**Directive**
Retype everything from the line that contains "Write the Chart.js code for this chart." down to the line that contains "barium / S stars */", inclusive, without altering or adding anything.
Begin Given information
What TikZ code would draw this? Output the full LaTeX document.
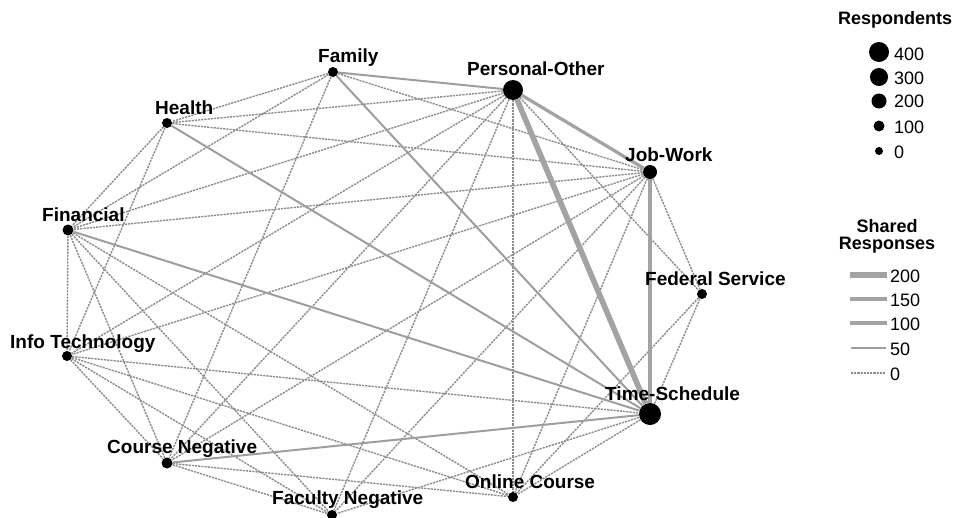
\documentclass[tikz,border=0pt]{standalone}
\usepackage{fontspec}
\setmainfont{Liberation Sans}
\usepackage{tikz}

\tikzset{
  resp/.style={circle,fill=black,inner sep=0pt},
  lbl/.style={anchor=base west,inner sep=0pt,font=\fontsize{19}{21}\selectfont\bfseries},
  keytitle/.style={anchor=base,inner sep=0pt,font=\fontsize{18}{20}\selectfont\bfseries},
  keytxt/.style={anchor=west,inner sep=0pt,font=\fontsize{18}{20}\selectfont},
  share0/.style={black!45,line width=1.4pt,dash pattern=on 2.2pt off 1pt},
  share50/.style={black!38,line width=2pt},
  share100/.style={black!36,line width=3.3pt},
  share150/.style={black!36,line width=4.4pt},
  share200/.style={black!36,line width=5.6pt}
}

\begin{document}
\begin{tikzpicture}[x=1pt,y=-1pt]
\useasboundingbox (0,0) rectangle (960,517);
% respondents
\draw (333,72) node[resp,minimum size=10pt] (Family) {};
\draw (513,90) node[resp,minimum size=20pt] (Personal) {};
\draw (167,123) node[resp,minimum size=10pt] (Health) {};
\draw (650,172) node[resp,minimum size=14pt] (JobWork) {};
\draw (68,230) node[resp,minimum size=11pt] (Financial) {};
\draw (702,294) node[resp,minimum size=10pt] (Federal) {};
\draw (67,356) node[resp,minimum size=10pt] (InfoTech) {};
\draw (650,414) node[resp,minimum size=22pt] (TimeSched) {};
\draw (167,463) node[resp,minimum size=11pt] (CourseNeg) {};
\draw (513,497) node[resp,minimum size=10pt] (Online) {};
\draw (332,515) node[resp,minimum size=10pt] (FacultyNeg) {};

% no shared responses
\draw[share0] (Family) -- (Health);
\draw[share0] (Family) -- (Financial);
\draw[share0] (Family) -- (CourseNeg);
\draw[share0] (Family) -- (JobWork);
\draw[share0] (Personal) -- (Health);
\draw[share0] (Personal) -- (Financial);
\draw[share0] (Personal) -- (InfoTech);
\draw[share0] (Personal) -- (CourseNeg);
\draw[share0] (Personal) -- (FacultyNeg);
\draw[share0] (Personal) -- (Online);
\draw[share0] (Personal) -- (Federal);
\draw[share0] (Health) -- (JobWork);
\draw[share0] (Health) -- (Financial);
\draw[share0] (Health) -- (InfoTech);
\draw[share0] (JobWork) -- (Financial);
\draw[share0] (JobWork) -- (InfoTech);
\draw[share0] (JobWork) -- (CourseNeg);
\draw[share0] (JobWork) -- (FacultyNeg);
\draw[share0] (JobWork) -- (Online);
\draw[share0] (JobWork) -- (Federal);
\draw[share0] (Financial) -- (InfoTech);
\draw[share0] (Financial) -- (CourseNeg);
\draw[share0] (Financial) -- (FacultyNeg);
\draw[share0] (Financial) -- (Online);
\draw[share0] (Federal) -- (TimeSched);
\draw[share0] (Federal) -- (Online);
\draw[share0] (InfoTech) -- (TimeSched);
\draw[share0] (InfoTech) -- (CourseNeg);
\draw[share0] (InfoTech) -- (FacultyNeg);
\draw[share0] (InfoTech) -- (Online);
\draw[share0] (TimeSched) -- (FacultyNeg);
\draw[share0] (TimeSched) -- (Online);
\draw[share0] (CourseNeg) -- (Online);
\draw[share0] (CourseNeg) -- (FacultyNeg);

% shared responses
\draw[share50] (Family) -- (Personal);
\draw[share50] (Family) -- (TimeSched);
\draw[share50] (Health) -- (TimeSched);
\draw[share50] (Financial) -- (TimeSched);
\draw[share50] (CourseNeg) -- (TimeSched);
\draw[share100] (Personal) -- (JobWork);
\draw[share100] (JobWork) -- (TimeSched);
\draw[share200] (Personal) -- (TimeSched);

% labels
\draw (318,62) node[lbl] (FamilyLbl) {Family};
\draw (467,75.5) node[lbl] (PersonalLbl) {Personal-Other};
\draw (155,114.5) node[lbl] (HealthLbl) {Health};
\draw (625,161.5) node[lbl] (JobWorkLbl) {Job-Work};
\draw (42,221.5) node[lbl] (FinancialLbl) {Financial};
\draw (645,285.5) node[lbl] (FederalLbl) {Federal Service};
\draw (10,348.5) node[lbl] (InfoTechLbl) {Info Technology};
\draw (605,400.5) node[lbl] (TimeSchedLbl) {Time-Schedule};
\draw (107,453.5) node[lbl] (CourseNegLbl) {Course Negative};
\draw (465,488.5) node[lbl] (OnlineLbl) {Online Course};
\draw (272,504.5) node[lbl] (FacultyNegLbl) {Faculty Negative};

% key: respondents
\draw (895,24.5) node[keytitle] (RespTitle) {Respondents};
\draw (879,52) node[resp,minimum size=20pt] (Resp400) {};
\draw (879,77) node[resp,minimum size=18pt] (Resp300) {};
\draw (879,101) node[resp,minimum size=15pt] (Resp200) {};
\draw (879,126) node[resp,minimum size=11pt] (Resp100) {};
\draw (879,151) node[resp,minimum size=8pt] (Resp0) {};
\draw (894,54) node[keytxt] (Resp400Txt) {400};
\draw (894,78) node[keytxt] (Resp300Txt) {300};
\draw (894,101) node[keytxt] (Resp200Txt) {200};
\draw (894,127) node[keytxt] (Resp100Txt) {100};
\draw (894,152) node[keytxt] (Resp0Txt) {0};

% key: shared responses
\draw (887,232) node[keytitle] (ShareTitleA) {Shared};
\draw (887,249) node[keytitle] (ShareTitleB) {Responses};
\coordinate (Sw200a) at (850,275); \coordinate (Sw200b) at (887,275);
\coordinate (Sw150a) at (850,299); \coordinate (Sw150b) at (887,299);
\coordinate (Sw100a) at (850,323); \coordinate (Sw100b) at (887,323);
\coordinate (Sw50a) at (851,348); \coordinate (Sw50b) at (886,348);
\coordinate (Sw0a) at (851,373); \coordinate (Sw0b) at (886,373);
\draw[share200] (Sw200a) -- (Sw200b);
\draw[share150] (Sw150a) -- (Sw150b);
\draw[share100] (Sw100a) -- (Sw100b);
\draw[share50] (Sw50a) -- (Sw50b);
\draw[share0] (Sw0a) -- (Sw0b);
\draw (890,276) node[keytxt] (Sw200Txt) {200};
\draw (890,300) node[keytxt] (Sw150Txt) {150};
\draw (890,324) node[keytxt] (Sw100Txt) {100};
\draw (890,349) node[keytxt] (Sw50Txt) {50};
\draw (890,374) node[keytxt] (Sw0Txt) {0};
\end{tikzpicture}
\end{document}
End Given information
Begin Given information
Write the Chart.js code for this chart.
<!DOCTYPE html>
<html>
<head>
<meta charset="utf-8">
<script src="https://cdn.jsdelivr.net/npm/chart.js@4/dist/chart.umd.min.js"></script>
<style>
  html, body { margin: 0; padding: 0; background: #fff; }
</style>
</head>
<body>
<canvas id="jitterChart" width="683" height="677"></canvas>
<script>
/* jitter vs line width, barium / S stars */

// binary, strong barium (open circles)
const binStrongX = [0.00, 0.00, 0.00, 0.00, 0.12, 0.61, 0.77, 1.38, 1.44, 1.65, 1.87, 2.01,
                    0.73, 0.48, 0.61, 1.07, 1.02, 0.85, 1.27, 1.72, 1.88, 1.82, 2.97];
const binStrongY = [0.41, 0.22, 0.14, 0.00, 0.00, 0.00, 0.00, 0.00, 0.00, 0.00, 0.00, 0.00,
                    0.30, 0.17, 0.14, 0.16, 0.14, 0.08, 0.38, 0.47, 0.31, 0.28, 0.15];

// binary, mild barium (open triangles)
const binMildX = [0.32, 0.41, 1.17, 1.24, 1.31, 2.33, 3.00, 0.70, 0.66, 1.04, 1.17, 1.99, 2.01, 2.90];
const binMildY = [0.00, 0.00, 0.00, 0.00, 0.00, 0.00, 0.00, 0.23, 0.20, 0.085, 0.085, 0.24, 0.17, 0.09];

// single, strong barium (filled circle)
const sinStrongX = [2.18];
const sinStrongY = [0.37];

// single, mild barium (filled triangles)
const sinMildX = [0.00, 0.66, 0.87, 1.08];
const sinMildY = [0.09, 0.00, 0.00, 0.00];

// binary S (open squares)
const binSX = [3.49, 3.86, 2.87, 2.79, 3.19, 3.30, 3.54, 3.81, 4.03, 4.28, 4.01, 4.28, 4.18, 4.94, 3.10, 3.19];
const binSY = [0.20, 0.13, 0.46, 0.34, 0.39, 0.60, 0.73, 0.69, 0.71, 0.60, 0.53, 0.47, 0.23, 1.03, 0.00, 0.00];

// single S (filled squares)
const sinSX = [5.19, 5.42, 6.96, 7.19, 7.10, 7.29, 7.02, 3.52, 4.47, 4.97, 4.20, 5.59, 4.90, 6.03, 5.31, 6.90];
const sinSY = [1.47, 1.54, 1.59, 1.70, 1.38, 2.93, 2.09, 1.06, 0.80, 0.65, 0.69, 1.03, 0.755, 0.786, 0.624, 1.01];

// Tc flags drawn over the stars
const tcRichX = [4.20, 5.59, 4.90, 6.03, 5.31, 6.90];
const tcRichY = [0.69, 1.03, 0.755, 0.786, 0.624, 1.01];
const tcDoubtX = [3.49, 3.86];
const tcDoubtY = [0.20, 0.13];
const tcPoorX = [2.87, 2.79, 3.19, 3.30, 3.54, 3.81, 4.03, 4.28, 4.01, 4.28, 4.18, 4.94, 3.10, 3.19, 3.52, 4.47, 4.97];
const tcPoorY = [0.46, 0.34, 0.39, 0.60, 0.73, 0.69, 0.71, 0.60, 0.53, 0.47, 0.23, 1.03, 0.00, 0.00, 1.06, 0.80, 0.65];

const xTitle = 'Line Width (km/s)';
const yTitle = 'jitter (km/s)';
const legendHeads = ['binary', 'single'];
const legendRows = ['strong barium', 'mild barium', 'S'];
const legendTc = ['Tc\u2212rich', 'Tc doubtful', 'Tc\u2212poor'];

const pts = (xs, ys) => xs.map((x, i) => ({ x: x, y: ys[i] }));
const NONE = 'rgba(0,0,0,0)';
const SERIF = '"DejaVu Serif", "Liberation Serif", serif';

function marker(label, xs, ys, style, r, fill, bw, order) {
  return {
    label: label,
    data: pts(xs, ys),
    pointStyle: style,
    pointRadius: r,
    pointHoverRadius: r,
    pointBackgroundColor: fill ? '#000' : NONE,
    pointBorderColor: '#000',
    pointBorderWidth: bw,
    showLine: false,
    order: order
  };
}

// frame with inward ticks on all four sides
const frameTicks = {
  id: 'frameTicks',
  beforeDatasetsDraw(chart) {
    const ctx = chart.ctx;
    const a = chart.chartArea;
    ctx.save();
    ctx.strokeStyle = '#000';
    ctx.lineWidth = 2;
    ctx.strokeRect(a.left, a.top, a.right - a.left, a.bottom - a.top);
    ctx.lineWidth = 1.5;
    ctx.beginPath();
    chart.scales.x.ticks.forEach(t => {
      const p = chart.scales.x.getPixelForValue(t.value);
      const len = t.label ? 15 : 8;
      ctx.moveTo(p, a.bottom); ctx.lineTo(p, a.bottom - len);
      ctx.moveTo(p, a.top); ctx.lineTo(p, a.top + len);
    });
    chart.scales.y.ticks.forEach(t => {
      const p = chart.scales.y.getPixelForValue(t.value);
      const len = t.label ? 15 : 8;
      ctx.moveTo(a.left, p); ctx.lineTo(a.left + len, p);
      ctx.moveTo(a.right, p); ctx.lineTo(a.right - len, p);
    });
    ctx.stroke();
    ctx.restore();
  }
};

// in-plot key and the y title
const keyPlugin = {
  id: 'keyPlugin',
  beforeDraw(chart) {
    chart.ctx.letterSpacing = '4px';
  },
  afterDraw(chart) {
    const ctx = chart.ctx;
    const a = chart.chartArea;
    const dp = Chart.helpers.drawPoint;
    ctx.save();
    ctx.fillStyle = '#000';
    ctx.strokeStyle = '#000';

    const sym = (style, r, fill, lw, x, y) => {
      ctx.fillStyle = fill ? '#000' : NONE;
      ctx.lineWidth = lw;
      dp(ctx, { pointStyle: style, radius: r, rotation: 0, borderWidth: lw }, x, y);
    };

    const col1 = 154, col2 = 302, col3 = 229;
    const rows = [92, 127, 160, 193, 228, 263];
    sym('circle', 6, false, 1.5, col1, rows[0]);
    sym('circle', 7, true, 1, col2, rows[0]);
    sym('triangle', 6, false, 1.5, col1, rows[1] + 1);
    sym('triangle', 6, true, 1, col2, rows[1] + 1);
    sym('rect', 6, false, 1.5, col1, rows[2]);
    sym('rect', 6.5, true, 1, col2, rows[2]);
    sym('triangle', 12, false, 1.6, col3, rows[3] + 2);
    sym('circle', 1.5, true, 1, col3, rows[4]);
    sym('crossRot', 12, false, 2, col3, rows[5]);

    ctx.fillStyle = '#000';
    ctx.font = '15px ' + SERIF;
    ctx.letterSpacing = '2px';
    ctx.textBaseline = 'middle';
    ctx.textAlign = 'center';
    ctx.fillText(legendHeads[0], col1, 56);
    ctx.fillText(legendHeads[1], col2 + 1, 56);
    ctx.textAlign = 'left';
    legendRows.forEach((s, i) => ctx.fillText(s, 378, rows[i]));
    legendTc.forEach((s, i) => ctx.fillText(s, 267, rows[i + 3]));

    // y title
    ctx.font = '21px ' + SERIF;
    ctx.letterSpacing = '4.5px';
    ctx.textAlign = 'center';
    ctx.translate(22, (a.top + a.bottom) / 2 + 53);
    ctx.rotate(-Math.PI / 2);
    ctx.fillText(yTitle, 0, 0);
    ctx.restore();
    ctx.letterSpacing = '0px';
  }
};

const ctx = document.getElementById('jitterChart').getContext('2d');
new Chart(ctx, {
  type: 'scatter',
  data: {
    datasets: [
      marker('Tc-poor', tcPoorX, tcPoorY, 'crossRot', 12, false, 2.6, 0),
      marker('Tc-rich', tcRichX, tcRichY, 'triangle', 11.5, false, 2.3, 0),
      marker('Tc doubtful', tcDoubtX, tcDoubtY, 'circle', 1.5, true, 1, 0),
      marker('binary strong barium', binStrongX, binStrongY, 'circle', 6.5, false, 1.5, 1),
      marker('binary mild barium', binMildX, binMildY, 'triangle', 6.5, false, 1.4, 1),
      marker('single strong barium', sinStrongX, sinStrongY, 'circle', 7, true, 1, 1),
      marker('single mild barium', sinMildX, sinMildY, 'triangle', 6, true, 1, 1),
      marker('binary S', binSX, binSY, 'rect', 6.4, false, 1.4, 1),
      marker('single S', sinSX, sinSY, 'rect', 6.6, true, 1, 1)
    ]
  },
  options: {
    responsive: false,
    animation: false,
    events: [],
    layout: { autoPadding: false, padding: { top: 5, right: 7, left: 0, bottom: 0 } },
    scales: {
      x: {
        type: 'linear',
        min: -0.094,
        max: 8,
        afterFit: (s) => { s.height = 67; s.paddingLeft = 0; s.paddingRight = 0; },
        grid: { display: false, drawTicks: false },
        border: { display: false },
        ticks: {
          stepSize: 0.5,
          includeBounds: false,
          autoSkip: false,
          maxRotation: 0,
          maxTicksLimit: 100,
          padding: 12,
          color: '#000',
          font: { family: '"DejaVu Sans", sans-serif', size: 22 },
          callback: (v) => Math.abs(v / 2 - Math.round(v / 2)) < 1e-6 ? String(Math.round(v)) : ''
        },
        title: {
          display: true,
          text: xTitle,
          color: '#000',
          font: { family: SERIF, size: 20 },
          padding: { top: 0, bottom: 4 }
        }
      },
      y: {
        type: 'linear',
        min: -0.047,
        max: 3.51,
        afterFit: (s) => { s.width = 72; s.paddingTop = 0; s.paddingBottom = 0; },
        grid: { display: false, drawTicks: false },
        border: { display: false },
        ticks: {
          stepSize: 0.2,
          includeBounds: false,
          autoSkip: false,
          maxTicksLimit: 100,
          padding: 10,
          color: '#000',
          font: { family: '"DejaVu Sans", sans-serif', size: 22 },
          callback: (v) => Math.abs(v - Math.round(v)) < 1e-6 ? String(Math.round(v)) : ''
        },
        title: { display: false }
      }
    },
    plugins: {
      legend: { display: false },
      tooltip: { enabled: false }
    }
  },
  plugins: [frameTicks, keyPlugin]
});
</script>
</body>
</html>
End Given information
**Completed exercise**
Write the Chart.js code for this chart.
<!DOCTYPE html>
<html>
<head>
<meta charset="utf-8">
<script src="https://cdn.jsdelivr.net/npm/chart.js@4/dist/chart.umd.min.js"></script>
<style>
  html, body { margin: 0; padding: 0; background: #fff; }
</style>
</head>
<body>
<canvas id="jitterChart" width="683" height="677"></canvas>
<script>
/* jitter vs line width, barium / S stars */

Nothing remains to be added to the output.